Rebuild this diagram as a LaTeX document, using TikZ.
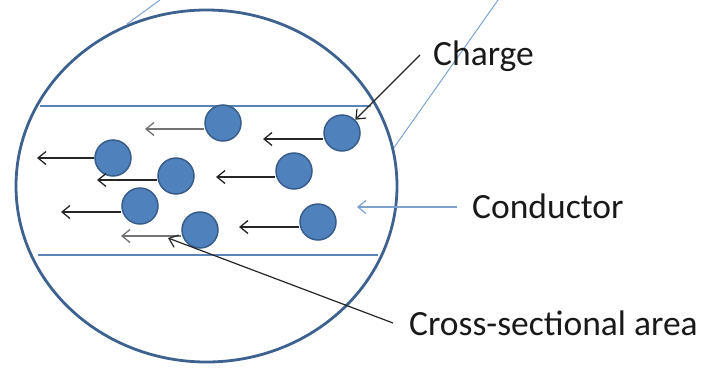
\documentclass[tikz,border=0pt]{standalone}
\usepackage{fontspec}
\setmainfont{Carlito}
\usetikzlibrary{arrows.meta}
\definecolor{ringcol}{HTML}{3E6290}
\definecolor{wallcol}{HTML}{5B84B6}
\definecolor{chargefill}{HTML}{4F81BD}
\definecolor{chargeline}{HTML}{385D8A}
\definecolor{pointcol}{HTML}{7EA2CF}
\tikzset{
  charge/.style={circle,fill=chargefill,draw=chargeline,line width=1.5pt,minimum size=36pt,inner sep=0pt},
  drift/.style={draw=black!85,line width=1.3pt,-{Straight Barb[length=8pt,width=13pt,line width=1.3pt]}},
  faint/.style={draw=black!55},
  label/.style={font=\fontsize{35.5}{42}\selectfont,inner sep=0pt,anchor=base west,text=black!90},
  pointer/.style={draw=black!85,line width=1.2pt,-{Straight Barb[length=8pt,width=13pt,line width=1.2pt]}}
}
\begin{document}
\begin{tikzpicture}[x=1pt,y=-1pt]
\useasboundingbox (0,0) rectangle (703,367);
% wire outline lines
\draw[pointcol,line width=1pt] (160,0) -- (127,24);
\draw[pointcol,line width=1pt] (498,0) -- (393,149);
% conductor walls
\draw[wallcol,line width=1.5pt] (40,106) -- (371,106);
\draw[wallcol,line width=1.5pt] (38,255) -- (378,255);
% magnifier ring
\draw[ringcol,line width=2.8pt] (206.5,186) ellipse [x radius=190.5, y radius=176];
% charges
\node[charge] (c1) at (223,123) {};
\node[charge] (c2) at (342,133) {};
\node[charge] (c3) at (113,158) {};
\node[charge] (c4) at (176,176) {};
\node[charge] (c5) at (294,171) {};
\node[charge] (c6) at (140,206) {};
\node[charge] (c7) at (200,230) {};
\node[charge] (c8) at (318,222) {};
\coordinate (e1) at (145,129);
\coordinate (e2) at (263,139);
\coordinate (e3) at (37,158);
\coordinate (e4) at (97,180);
\coordinate (e5) at (216,177);
\coordinate (e6) at (61,212);
\coordinate (e7) at (121,236);
\coordinate (e8) at (239,227);
\draw[drift,faint] (c1.west |- e1) -- (e1);
\draw[drift] (c2.west |- e2) -- (e2);
\draw[drift] (c3.west) -- (e3);
\draw[drift] (c4.west |- e4) -- (e4);
\draw[drift] (c5.west |- e5) -- (e5);
\draw[drift] (c6.west |- e6) -- (e6);
\draw[drift,faint] (c7.west |- e7) -- (e7);
\draw[drift] (c8.west |- e8) -- (e8);
% labels
\node[label] (lcharge) at (433,65) {Charge};
\node[label] (lcond) at (472,218) {Conductor};
\node[label] (larea) at (409,335) {Cross-sectional area};
\coordinate (pc) at (420,55);
\coordinate (pd) at (457,207);
\coordinate (pdend) at (357,207);
\coordinate (pa) at (393,323);
\coordinate (paend) at (168,238);
\draw[pointer] (pc) -- (c2.north east);
\draw[pointcol,line width=1.2pt,-{Straight Barb[length=8pt,width=13pt,line width=1.2pt]}] (pd) -- (pdend);
\draw[pointer] (pa) -- (paend);
\end{tikzpicture}
\end{document}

_To be done_
Give back every line exactly as it stands, pictures excluded.

_Answer to the problem_
Rebuild this diagram as a LaTeX document, using TikZ.
\documentclass[tikz,border=0pt]{standalone}
\usepackage{fontspec}
\setmainfont{Carlito}
\usetikzlibrary{arrows.meta}
\definecolor{ringcol}{HTML}{3E6290}
\definecolor{wallcol}{HTML}{5B84B6}
\definecolor{chargefill}{HTML}{4F81BD}
\definecolor{chargeline}{HTML}{385D8A}
\definecolor{pointcol}{HTML}{7EA2CF}
\tikzset{
  charge/.style={circle,fill=chargefill,draw=chargeline,line width=1.5pt,minimum size=36pt,inner sep=0pt},
  drift/.style={draw=black!85,line width=1.3pt,-{Straight Barb[length=8pt,width=13pt,line width=1.3pt]}},
  faint/.style={draw=black!55},
  label/.style={font=\fontsize{35.5}{42}\selectfont,inner sep=0pt,anchor=base west,text=black!90},
  pointer/.style={draw=black!85,line width=1.2pt,-{Straight Barb[length=8pt,width=13pt,line width=1.2pt]}}
}
\begin{document}
\begin{tikzpicture}[x=1pt,y=-1pt]
\useasboundingbox (0,0) rectangle (703,367);
% wire outline lines
\draw[pointcol,line width=1pt] (160,0) -- (127,24);
\draw[pointcol,line width=1pt] (498,0) -- (393,149);
% conductor walls
\draw[wallcol,line width=1.5pt] (40,106) -- (371,106);
\draw[wallcol,line width=1.5pt] (38,255) -- (378,255);
% magnifier ring
\draw[ringcol,line width=2.8pt] (206.5,186) ellipse [x radius=190.5, y radius=176];
% charges
\node[charge] (c1) at (223,123) {};
\node[charge] (c2) at (342,133) {};
\node[charge] (c3) at (113,158) {};
\node[charge] (c4) at (176,176) {};
\node[charge] (c5) at (294,171) {};
\node[charge] (c6) at (140,206) {};
\node[charge] (c7) at (200,230) {};
\node[charge] (c8) at (318,222) {};
\coordinate (e1) at (145,129);
\coordinate (e2) at (263,139);
\coordinate (e3) at (37,158);
\coordinate (e4) at (97,180);
\coordinate (e5) at (216,177);
\coordinate (e6) at (61,212);
\coordinate (e7) at (121,236);
\coordinate (e8) at (239,227);
\draw[drift,faint] (c1.west |- e1) -- (e1);
\draw[drift] (c2.west |- e2) -- (e2);
\draw[drift] (c3.west) -- (e3);
\draw[drift] (c4.west |- e4) -- (e4);
\draw[drift] (c5.west |- e5) -- (e5);
\draw[drift] (c6.west |- e6) -- (e6);
\draw[drift,faint] (c7.west |- e7) -- (e7);
\draw[drift] (c8.west |- e8) -- (e8);
% labels
\node[label] (lcharge) at (433,65) {Charge};
\node[label] (lcond) at (472,218) {Conductor};
\node[label] (larea) at (409,335) {Cross-sectional area};
\coordinate (pc) at (420,55);
\coordinate (pd) at (457,207);
\coordinate (pdend) at (357,207);
\coordinate (pa) at (393,323);
\coordinate (paend) at (168,238);
\draw[pointer] (pc) -- (c2.north east);
\draw[pointcol,line width=1.2pt,-{Straight Barb[length=8pt,width=13pt,line width=1.2pt]}] (pd) -- (pdend);
\draw[pointer] (pa) -- (paend);
\end{tikzpicture}
\end{document}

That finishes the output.